When is an Application for Dispensation Appropriate?
- Procedural error:
An application for dispensation may be appropriate when freeholders unintentionally fail to adhere to the consultation requirements outlined in Section 20 of the LTA 1985 due to procedural errors. These errors could include minor omissions, administrative oversight, or technicalities that do not significantly affect the consultation process. In such cases, dispensation can be sought to rectify the procedural errors while still ensuring leaseholders’ interests are protected.
- Urgent or Emergency Works:
In situations where urgent or emergency works are required to ensure the safety, security, or habitability of the property, an application for dispensation from consultation may be warranted. Examples include unforeseen structural damage, severe leaks, or instances where delaying the works would pose a significant risk to occupants or the property. Dispensation in these cases allows freeholders to take immediate action without compromising the safety and well-being of leaseholders.
- Disproportionate Costs or Scope:
If the costs of consultation would be disproportionately high compared to the nature and scale of the works, an application for dispensation may be justified. For instance, if the estimated costs of the works are minimal or the works are of a minor nature, requiring full consultation may be unnecessarily burdensome. In such cases, dispensation can be sought to save time and resources while ensuring the leaseholders’ interests are still considered.
- Unreasonable Obstruction or Delay:
An application for dispensation may be appropriate if leaseholders unreasonably obstruct or delay the consultation process. While consultation aims to involve leaseholders in decision-making, it should not be used as a means to unduly delay necessary works or cause unreasonable disruption to the property. In instances where leaseholders consistently hinder the consultation process without valid reasons, dispensation can be sought to proceed with the works in the best interest of all parties involved.

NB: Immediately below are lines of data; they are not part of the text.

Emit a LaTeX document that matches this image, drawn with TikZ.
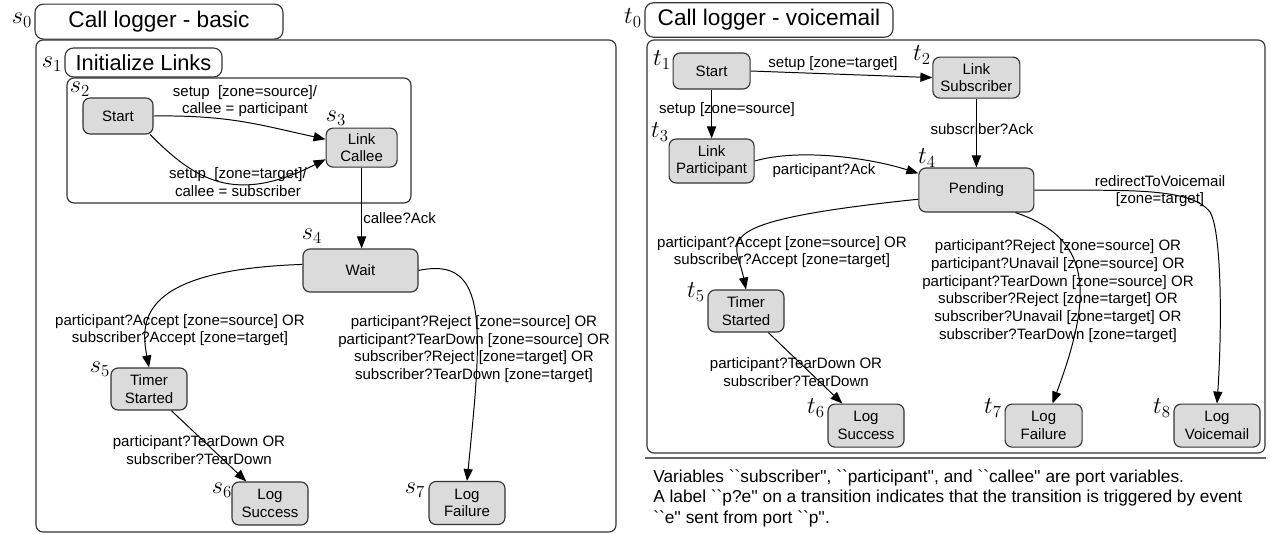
\documentclass[tikz,border=0pt]{standalone}
\usepackage{fontspec}
\setmainfont{Liberation Sans}
\newfontfamily\notefont{Liberation Sans}[Ligatures=TeXOff]
\usetikzlibrary{arrows.meta}

\newcommand{\lblfont}{\fontsize{10.7}{12.6}\selectfont}

\tikzset{
  state/.style={draw=black!80, line width=0.8pt, fill=black!14, rounded corners=5pt, align=center, font=\lblfont, inner sep=1pt, minimum width=1.9cm, minimum height=1.05cm},
  trans/.style={line width=0.7pt, -{Triangle[length=8.5pt,width=6.5pt]}},
  guard/.style={align=center, font=\lblfont, inner sep=0pt},
  tag/.style={font=\LARGE, inner sep=0pt},
  titlebox/.style={draw=black!80, line width=0.8pt, rounded corners=6pt, minimum width=6.2cm, minimum height=0.86cm, font={\fontsize{16.1}{18}\selectfont}, inner sep=0pt},
  frame/.style={draw=black!80, line width=0.8pt, rounded corners=5pt}
}

\begin{document}
\begin{tikzpicture}

\useasboundingbox (0,0) rectangle (31.75,-13.325);

\begin{scope}[xshift=0cm] {
\node[tag] (ls0) at (0.55,-0.5) {$s_0$};
\node[titlebox, minimum height=0.875cm] (sname) at (3.975,-0.54) {Call logger - basic};
\draw[frame] (0.9,-1.0) rectangle (15.4,-13.3);

\node[tag] (ls1) at (1.3,-1.6) {$s_1$};
\node[titlebox, minimum width=3.925cm, minimum height=0.725cm, font={\fontsize{15.5}{17}\selectfont}] (sinit) at (3.5875,-1.5625) {Initialize Links};
\draw[frame] (1.675,-1.95) rectangle (10.275,-5.075);

\node[tag] (ls2) at (2.0,-2.225) {$s_2$};
\node[state, minimum width=1.75cm, minimum height=0.9cm] (sstart) at (2.95,-2.9) {Start};
\node[tag] (ls3) at (8.4,-2.95) {$s_3$};
\node[state, minimum width=1.775cm, minimum height=0.975cm] (scallee) at (9.04,-3.69) {Link\\Callee};
\node[tag] (ls4) at (7.8,-5.9) {$s_4$};
\node[state, minimum width=2.875cm, minimum height=1.075cm] (swait) at (9.0125,-6.7625) {Wait};
\node[tag] (ls5) at (2.5,-9.225) {$s_5$};
\node[state] (stimer) at (3.725,-9.725) {Timer\\Started};
\node[tag] (ls6) at (5.55,-12.25) {$s_6$};
\node[state, minimum height=1.075cm] (ssucc) at (6.75,-12.5875) {Log\\Success};
\node[tag] (ls7) at (10.375,-12.25) {$s_7$};
\node[state, minimum height=1.075cm] (sfail) at (11.675,-12.575) {Log\\Failure};

\draw[trans] (sstart.east) .. controls (5.75,-2.875) and (6.5,-3.125) .. (scallee.167);
\draw[trans] (sstart.-30) .. controls (4.875,-4.5) and (5.875,-5.125) .. (scallee.-162);
\draw[trans] (scallee.south) -- (scallee.south |- swait.north);
\draw[trans] (swait.174) .. controls (3.5,-6.75) and (3.5,-8.0) .. (stimer.north);
\draw[trans] (stimer.-44) -- (ssucc.137);
\draw[trans] (swait.east) .. controls (12.25,-6.375) and (12.05,-8.25) .. (sfail.north);

\node[guard] (gsrc) at (6.125,-2.525) {setup\ \ [zone=source]/\\callee = participant};
\node[guard] (gtgt) at (5.95,-4.55) {setup\ \ [zone=target]/\\callee = subscriber};
\node[guard, anchor=west] (gack) at (9.075,-5.45) {callee?Ack};
\node[guard] (gacc) at (4.5,-8.25) {participant?Accept [zone=source] OR\\subscriber?Accept [zone=target]};
\node[guard] (gtear) at (4.975,-11.25) {participant?TearDown OR\\subscriber?TearDown};
\node[guard] (grej) at (11.85,-8.725) {participant?Reject [zone=source] OR\\participant?TearDown [zone=source] OR\\subscriber?Reject [zone=target] OR\\subscriber?TearDown [zone=target]};
}\end{scope}

\begin{scope}[xshift=16cm] {
\node[tag] (lt0) at (-0.175,-0.45) {$t_0$};
\node[titlebox] (tname) at (3.225,-0.5) {Call logger - voicemail};
\draw[frame] (0.175,-1.0) rectangle (15.625,-11.325);

\node[tag] (lt1) at (0.55,-1.5) {$t_1$};
\node[state, minimum width=1.925cm, minimum height=0.9cm] (tstart) at (1.79,-1.775) {Start};
\node[tag] (lt2) at (7.05,-1.375) {$t_2$};
\node[state, minimum width=2.175cm, minimum height=1.025cm] (tsub) at (8.41,-1.94) {Link\\Subscriber};
\node[tag] (lt3) at (0.5,-3.3) {$t_3$};
\node[state, minimum width=2.125cm, minimum height=1.1cm] (tpart) at (1.79,-4.025) {Link\\Participant};
\node[tag] (lt4) at (7.175,-3.95) {$t_4$};
\node[state, minimum width=2.875cm, minimum height=1.1cm] (tpend) at (8.41,-4.75) {Pending};
\node[tag] (lt5) at (1.4,-7.3) {$t_5$};
\node[state] (ttimer) at (2.65,-7.775) {Timer\\Started};
\node[tag] (lt6) at (4.4,-10.2) {$t_6$};
\node[state, minimum height=1.075cm] (tsucc) at (5.65,-10.64) {Log\\Success};
\node[tag] (lt7) at (8.825,-10.2) {$t_7$};
\node[state, minimum width=1.925cm, minimum height=1.075cm] (tfail) at (10.09,-10.64) {Log\\Failure};
\node[tag] (lt8) at (13.05,-10.2) {$t_8$};
\node[state, minimum width=2.15cm, minimum height=1.075cm] (tvoice) at (14.425,-10.64) {Log\\Voicemail};

\draw[trans] (tstart.east) -- (tsub.west);
\draw[trans] (tstart.south) -- (tpart.north);
\draw[trans] (tsub.south) -- (tpend.north);
\draw[trans] (tpart.east) .. controls (4.0,-3.7) and (5.75,-3.95) .. (tpend.164);
\draw[trans] (tpend.189) .. controls (1.5,-5.55) and (2.4,-6.0) .. (ttimer.north);
\draw[trans] (ttimer.-44) -- (tsucc.137);
\draw[trans] (tpend.-30) .. controls (11.25,-5.95) and (11.375,-7.25) .. (tfail.68);
\draw[trans] (tpend.east) .. controls (12.0,-4.775) and (13.75,-4.65) .. (14.25,-5.3) .. controls (14.55,-5.8) and (14.55,-8.25) .. (tvoice.north);

\node[guard] (htgt) at (4.825,-1.6) {setup [zone=target]};
\node[guard] (hsrc) at (2.175,-2.75) {setup [zone=source]};
\node[guard] (hsub) at (8.55,-3.225) {subscriber?Ack};
\node[guard] (hpart) at (4.6,-4.275) {participant?Ack};
\node[guard] (hacc) at (3.55,-6.3) {participant?Accept [zone=source] OR\\subscriber?Accept [zone=target]};
\node[guard] (htear) at (3.9,-9.3) {participant?TearDown OR\\subscriber?TearDown};
\node[guard] (hrej) at (10.45,-7.275) {participant?Reject [zone=source] OR\\participant?Unavail [zone=source] OR\\participant?TearDown [zone=source] OR\\subscriber?Reject [zone=target] OR\\subscriber?Unavail [zone=target] OR\\subscriber?TearDown [zone=target]};
\node[guard] (hvoice) at (13.0,-4.775) {redirectToVoicemail\\{}[zone=target]};

\draw[black!60, line width=1.2pt] (0.125,-11.45) -- (15.65,-11.45);
\node[anchor=west, align=left, inner sep=0pt, font={\notefont\fontsize{12.3}{14.6}\selectfont}] (note) at (0.325,-12.45) {Variables ``subscriber'', ``participant'', and ``callee'' are port variables.\\A label ``p?e'' on a transition indicates that the transition is triggered by event\\``e'' sent from port ``p''.};
}\end{scope}

\end{tikzpicture}
\end{document}
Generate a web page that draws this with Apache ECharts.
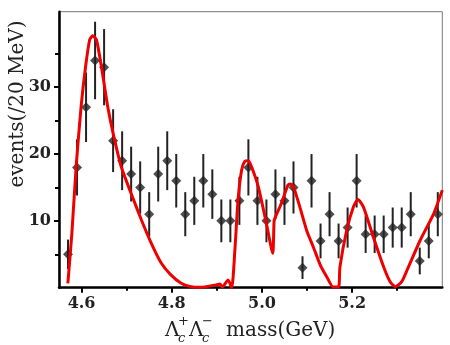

The application for dispensation from consultation under Section 20 of the Landlord and Tenant Act 1985 should be considered in specific circumstances to ensure fairness, transparency, and the efficient execution of works. Situations such as procedural errors, urgent or emergency works, disproportionate costs or scope, and unreasonable obstruction or delay may warrant an application for dispensation. However, it is crucial to note that dispensation should not be sought as a means to bypass the consultation process without valid reasons.